Question on Ext for finite dimensional algebras Given a finite dimensional non-Gorenstein algebra $A$, do we have $Ext^i(D(A),A) \neq 0$ for infinitely many $i$? (We can assume A is local or commutative if that helps).
All I can show is that such algebras would be pretty exotic when this holds only for finitely many i.
 A: My modules are right modules.
Let $M$ be a non-projective module for a self-injective algebra $B$ such that $\text{Ext}^i_B(M,M)=0$ for $i>t$ (i.e., what you've called a "strange" module in some recent questions).
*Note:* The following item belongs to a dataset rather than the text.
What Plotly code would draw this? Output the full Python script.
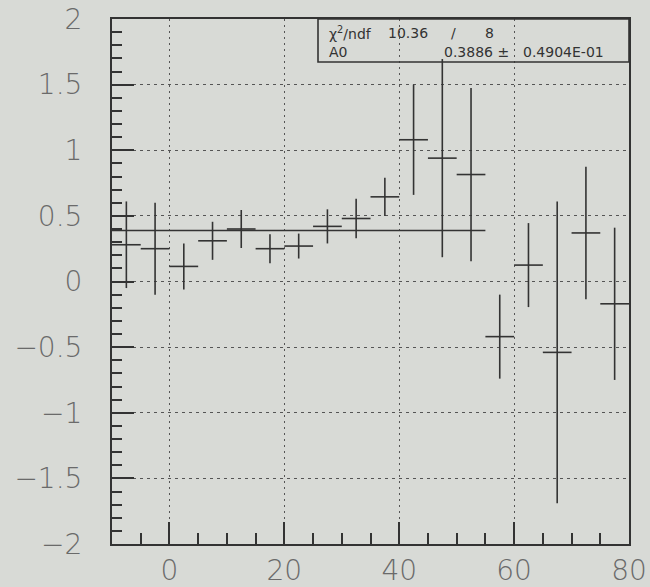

Let
$$A=\pmatrix{k&M\\0&B}.$$
Then $A$ is not Gorenstein, as it has a one-dimensional injective module with infinite projective dimension, and according to my calculations, $\text{Ext}^i_A(DA,A)=0$ for $i>t+1$.
An $A$-module is a "row vector" $\pmatrix{V&X}$, where $V$ is a vector space and $X$ a $B$-module, together with a $B$-module map $V\otimes_kM\to X$.
$DA$ is the direct sum of two injectives $I_1=\pmatrix{k&0}$ and $I_2=\pmatrix{DM&DB}$ corresponding to the columns of $A$. 
If 
$$\dots P_1\to P_0\to M\to0$$ 
is a $B$-projective resolution of $M$, then
$$\dots\pmatrix{0&P_1}\to\pmatrix{0&P_0}\to\pmatrix{k&M}\to\pmatrix{k&0}\to0$$
is an $A$-projective resolution of $I_1$, and so 
$$\text{Ext}^{i+1}_A(I_1,A)=\text{Ext}^i_B(M,M\oplus B)$$
for $i>1$, which is zero for $i>t$ by the assumptions on $B$ and $M$.
There is a short exact sequence
$$0\to\pmatrix{0&DB}\to I_2\to\pmatrix{DM&0}\to0.$$
The last term is a direct sum of copies of $I_1$, and the first term is a projective $A$-module, so the $\text{Ext}^*_A(-,A)$ long exact sequence gives $\text{Ext}^i_A(I_2,A)=0$ for $i>t+1$.